As we reached what we thought would be the summit the vegetation changed from the beech forest to a more open tussock and stunted tree environment and this bird came down the trail to check me out!

This weka (in Maori, the English call it a woodhen) was curious about me, looking me up and down, then walking away to get a drink in a puddle and peck through the duff.

We now think that way back in October when we were in Russell and thought we saw kiwi at 9:30 in the morning, we actually saw weka, another flightless NZ bird species in the rail family, which have been reintroduced in the Russell area.

As we rounded a corner and emerged from the trees we got this fantastic view!

As we hiked around the ridge we glimpsed the true summit of Mt. Arthur, hidden in the cloud! A cold wind picked up, making us grateful for cooling the intensity of the sunshine!

We passed the trail leading up to the summit and headed to the Mt. Arthur hut, just a few hundred meters ahead. We also marveled that from up here we are looking out at Tasman Bay and the estuaries and farmland around Nelson!

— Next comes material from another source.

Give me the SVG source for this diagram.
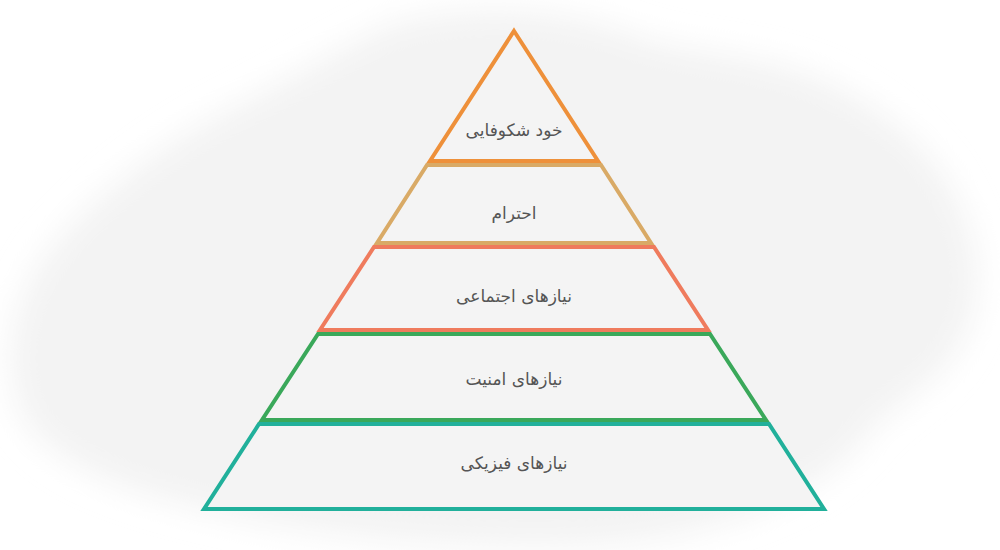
<svg xmlns="http://www.w3.org/2000/svg" width="1000" height="550" viewBox="0 0 1000 550">
<defs>
<filter id="soft" x="-20%" y="-20%" width="140%" height="140%"><feGaussianBlur stdDeviation="16"/></filter>
<style>
.lvl{fill:#f4f4f4;stroke-width:4;stroke-linejoin:miter}
.lbl{font-family:"DejaVu Sans",sans-serif;font-size:17px;fill:#555;text-anchor:middle;dominant-baseline:central}
</style>
</defs>
<rect width="1000" height="550" fill="#ffffff"/>
<g id="background" filter="url(#soft)">
<path d="M380 30 C440 5 560 5 630 35 C700 60 770 50 850 95 C930 140 985 210 975 300 C965 370 910 390 870 430 C830 490 720 540 580 545 C440 548 320 535 230 515 C140 495 60 470 25 420 C0 370 10 300 50 250 C100 190 170 140 230 110 C290 80 330 55 380 30 Z" fill="#f3f3f3"/>
</g>
<g id="connectors"></g>
<g id="level1"><polygon class="lvl" stroke="#ee903a" points="514,31 598,161 430,161"/><text class="lbl" x="514" y="130">خود شکوفایی</text></g>
<g id="level2"><polygon class="lvl" stroke="#d9aa66" points="427,165 601,165 651,243 377,243"/><text class="lbl" x="514" y="213">احترام</text></g>
<g id="level3"><polygon class="lvl" stroke="#ef7b5d" points="374,247 654,247 708,330 320,330"/><text class="lbl" x="514" y="296">نیازهای اجتماعی</text></g>
<g id="level4"><polygon class="lvl" stroke="#3aa85a" points="318,334 710,334 766,420 262,420"/><text class="lbl" x="514" y="379">نیازهای امنیت</text></g>
<g id="level5"><polygon class="lvl" stroke="#21b09b" points="259,424 769,424 824,509 204,509"/><text class="lbl" x="514" y="463">نیازهای فیزیکی</text></g>
</svg>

The Mt. Arthur hut was crowded with hikers. Apparently the trail up to this hut from the carpark is a lot easier than the route we took past Flora hut! That’s okay, we were pretty much by ourselves out on the trail, here there were families from grandma to baby! We had an easier hike down the wide pathway and arrived at the carpark, even more full of cars than when we first arrived! We decided to head down the road to find a quieter place for our lunch.

And we found the perfect spot, at a ford on a tributary creek with clear, cold water to soak our tired feet and a scenic spot to put out our chairs and enjoy our lunch!